Во-первых, мы уже отметили программное и идеологическое использование древнего кодекса во введении к Дигестам, к которому я не буду возвращаться.
Во-вторых, встречаются фрагменты, в которых отсылка к XII Таблицам просто выполняет функцию, так сказать, памяти в том смысле, что в трактовке институтов действующего права делается отсылка к реалиям периода децемвиров: olim eraf и т.д. В этих случаях следует говорить об архаизирующих отсылках, уже присутствовавших в таком виде у юристов, из произведений которых были взяты отрывки: речь идет, чтобы ограничиться простыми примерами, о сохранении памяти о тех древних леммах децемвиров, которые столетиями пс использовались, - si calvitur, perduelles и т.д. В этих случаях превалирует reverentia antiquitatis[96], которую компиляторы вынужденно сохраняли, не изымая из используемых фрагментов эти отсылки к древнейшим институтам.
Наконец, существуют цитаты из XII Таблиц, которые, на мой взгляд, призваны служить в качестве «усиления» авторитета норм действующего права. Смысл в том, чтобы их, эти действующие нормы, восходящие своими корнями к более древней эпохе римского права, сделать еще более неприкосновенными, вечными. Это немалое количество фрагментов, особенно по вопросам наследственного права, опеки и попечительства, деликтов (iniuriae и furta), в меньшей мере - по вопросам соседских отношений. В этих случаях цитирование XII Таблиц служит тому, чтобы показать перманентность определенных институтов на протяжении веков, усиливая их нормативный характер.
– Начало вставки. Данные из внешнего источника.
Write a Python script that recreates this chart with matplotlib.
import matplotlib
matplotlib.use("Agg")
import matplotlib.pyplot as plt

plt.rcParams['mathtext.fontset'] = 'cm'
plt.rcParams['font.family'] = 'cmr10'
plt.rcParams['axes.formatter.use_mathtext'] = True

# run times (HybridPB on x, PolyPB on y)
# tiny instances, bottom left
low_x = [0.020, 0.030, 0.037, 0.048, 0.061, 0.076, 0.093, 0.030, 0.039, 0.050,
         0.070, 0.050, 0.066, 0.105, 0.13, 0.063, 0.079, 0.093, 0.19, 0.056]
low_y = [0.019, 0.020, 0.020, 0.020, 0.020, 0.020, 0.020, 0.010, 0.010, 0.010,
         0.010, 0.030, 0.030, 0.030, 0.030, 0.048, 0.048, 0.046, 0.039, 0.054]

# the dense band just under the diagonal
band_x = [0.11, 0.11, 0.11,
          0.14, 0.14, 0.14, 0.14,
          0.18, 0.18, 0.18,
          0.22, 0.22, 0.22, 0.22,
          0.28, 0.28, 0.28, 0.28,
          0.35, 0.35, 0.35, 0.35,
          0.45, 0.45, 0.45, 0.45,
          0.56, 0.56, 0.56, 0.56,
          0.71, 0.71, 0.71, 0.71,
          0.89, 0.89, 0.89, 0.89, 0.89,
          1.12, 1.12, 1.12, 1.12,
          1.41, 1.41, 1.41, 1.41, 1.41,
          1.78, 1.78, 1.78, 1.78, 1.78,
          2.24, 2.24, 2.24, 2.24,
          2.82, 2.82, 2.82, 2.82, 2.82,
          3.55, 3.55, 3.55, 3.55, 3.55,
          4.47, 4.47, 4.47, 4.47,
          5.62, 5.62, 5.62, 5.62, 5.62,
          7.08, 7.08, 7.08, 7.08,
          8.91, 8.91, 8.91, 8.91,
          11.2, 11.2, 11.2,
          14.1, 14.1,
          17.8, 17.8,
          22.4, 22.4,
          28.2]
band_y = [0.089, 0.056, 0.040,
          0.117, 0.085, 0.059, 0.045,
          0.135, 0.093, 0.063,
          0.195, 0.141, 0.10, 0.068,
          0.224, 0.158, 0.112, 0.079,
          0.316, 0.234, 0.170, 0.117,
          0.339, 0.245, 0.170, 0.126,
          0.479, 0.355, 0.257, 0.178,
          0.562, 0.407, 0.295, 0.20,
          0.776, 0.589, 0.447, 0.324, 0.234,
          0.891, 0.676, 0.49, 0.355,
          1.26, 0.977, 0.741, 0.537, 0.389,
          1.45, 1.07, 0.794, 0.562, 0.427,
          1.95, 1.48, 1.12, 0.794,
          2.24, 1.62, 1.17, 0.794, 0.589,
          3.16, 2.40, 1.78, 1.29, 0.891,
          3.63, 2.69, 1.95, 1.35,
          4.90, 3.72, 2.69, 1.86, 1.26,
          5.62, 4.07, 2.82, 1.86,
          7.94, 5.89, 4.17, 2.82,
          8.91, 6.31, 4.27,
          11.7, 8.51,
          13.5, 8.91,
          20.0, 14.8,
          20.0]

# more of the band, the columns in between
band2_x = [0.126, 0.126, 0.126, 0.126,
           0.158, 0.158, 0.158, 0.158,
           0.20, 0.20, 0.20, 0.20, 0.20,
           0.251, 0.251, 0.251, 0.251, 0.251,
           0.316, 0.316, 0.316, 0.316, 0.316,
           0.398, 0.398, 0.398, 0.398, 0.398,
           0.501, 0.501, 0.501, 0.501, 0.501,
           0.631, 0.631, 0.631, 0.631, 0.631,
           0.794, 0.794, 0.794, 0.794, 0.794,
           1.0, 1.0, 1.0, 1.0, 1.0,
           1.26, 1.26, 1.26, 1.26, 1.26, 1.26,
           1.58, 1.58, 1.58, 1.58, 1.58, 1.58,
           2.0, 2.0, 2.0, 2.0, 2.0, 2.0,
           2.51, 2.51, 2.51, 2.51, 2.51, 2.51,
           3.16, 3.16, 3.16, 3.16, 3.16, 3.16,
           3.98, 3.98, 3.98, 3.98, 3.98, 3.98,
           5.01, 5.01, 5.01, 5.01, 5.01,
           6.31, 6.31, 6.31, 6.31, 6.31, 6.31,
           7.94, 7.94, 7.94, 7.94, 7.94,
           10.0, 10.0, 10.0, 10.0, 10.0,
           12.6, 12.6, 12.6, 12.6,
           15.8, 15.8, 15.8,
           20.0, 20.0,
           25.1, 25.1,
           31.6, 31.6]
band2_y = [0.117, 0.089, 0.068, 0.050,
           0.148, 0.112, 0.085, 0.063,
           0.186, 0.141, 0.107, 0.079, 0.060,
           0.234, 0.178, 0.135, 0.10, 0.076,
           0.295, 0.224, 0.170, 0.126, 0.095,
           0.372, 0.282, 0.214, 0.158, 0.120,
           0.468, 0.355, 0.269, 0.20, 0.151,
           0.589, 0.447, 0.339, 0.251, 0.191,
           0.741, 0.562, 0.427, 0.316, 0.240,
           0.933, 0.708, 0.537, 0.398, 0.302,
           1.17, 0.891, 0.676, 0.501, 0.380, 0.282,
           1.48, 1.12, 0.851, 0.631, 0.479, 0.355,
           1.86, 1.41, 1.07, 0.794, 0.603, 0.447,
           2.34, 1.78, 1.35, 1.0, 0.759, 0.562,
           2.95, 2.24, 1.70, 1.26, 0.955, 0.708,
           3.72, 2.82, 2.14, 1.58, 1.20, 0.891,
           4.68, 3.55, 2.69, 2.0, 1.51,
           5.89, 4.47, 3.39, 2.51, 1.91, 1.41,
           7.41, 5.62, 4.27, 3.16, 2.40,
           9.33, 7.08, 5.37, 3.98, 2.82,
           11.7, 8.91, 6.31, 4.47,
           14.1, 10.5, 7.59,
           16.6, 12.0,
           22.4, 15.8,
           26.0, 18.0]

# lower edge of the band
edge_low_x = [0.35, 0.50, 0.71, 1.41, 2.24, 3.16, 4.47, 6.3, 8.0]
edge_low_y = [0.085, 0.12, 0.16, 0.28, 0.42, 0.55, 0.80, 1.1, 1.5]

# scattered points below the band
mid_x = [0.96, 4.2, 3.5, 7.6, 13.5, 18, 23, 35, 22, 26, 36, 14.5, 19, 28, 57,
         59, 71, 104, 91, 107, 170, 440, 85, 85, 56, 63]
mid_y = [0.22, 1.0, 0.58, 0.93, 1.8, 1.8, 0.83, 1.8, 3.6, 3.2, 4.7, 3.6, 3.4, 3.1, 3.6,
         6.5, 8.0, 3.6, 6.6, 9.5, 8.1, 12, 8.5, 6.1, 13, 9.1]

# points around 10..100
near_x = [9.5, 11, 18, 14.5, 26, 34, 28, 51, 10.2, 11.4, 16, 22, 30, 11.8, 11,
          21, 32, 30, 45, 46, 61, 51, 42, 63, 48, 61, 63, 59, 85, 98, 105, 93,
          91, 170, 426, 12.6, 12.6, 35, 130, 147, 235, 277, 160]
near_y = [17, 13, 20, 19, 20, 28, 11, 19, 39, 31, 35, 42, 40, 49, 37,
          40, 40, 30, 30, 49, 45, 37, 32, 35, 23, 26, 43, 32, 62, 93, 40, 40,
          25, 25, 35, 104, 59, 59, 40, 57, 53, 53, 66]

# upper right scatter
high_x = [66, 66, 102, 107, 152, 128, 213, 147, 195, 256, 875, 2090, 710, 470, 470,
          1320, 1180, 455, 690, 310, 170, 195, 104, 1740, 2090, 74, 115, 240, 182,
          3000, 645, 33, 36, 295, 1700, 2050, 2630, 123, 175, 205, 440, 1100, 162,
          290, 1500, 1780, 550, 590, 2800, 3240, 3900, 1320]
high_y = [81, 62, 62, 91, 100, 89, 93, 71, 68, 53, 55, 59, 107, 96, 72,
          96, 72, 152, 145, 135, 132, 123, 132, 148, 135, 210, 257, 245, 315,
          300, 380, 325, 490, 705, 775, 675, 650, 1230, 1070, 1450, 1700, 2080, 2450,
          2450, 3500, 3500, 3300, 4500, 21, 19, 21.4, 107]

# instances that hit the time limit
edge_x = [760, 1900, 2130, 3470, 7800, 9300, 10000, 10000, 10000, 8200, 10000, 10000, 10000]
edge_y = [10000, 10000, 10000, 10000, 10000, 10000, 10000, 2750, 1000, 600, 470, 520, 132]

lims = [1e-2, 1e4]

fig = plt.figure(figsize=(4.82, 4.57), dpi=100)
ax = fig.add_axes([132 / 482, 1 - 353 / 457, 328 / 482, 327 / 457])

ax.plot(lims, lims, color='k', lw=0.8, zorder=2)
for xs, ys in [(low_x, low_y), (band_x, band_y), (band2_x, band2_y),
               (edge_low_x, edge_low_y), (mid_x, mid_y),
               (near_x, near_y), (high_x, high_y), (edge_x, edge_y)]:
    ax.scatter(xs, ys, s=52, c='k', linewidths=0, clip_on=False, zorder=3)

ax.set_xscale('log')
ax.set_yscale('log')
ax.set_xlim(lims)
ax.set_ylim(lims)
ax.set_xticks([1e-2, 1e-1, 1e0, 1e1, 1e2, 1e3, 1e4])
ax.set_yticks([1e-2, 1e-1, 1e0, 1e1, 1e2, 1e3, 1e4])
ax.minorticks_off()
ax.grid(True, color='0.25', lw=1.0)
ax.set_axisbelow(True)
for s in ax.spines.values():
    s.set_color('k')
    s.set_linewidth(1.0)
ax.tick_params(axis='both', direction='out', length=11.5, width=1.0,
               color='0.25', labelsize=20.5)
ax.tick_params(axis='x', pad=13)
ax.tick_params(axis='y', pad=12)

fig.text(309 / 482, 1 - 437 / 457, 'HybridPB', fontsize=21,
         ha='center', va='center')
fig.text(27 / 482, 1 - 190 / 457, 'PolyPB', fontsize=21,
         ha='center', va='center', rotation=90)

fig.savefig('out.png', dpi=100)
В заключение хотелось бы отметить, что в Дигестах выявляется неоднозначное использование цитат из XII Таблиц. На мой взгляд, над точкой зрения, утверждающей случайность использования цитат из XII Таблиц, разбросанных по всему корпусу Дигест (всегда остающемуся собранием фрагментов предшествующих эпох), превалирует та точка зрения, согласно которой имел место стратегический выбор использования децемвиральных норм, выраженный в praefatio Гая в начале этого опуса.
Но большое значение имеет также в конечном счете основная идея, суть которой состоит в том (как это выше было отмечено в отношении Лабеона и Гая), что использование прошлого является само по себе не
целью, но инструментом для понимания и в какой-то мере для утверждения настоящего.
У составителей Дигест преобладает также чувство континуитета и гордости за свою тысячелетнюю историю. Это чувство континуитета будет преобладать и в течение многих веков после издания Дигест: на Востоке - благодаря византийской юриспруденции, а на Западе - благодаря глоссаторам и комментаторам вплоть до наших дней; это произошло в основном благодаря тому обстоятельству, что созданные после Юстиниана компиляции и последующие юристы не принимали во внимание запрет на интерпретацию, которым Юстиниан сопроводил промульгацию Corpus iuris, ошибочно полагая, что он может это сделать, как это случилось и много столетий спустя, когда Наполеон I, также ошибаясь, запретил комментировать законы в акте промульгации Кодекса, носящего его имя.
Если сегодня мы говорим о Дигестах и о XII Таблицах в них, то этим мы обязаны такому же чувству континуитета, такой же сопричастности. Правовая история является частью настоящего, живет в нем, вносит вклад в его интерпретацию и трансформацию. Она, скажем это вместе с Гаем, является potissima pars[97] настоящего.
Очевидно, что мы полностью должны отдавать себе отчет в том, что нам, современным людям, удается так далеко видеть только потому, что мы карлики, стоящие на плечах гигантов.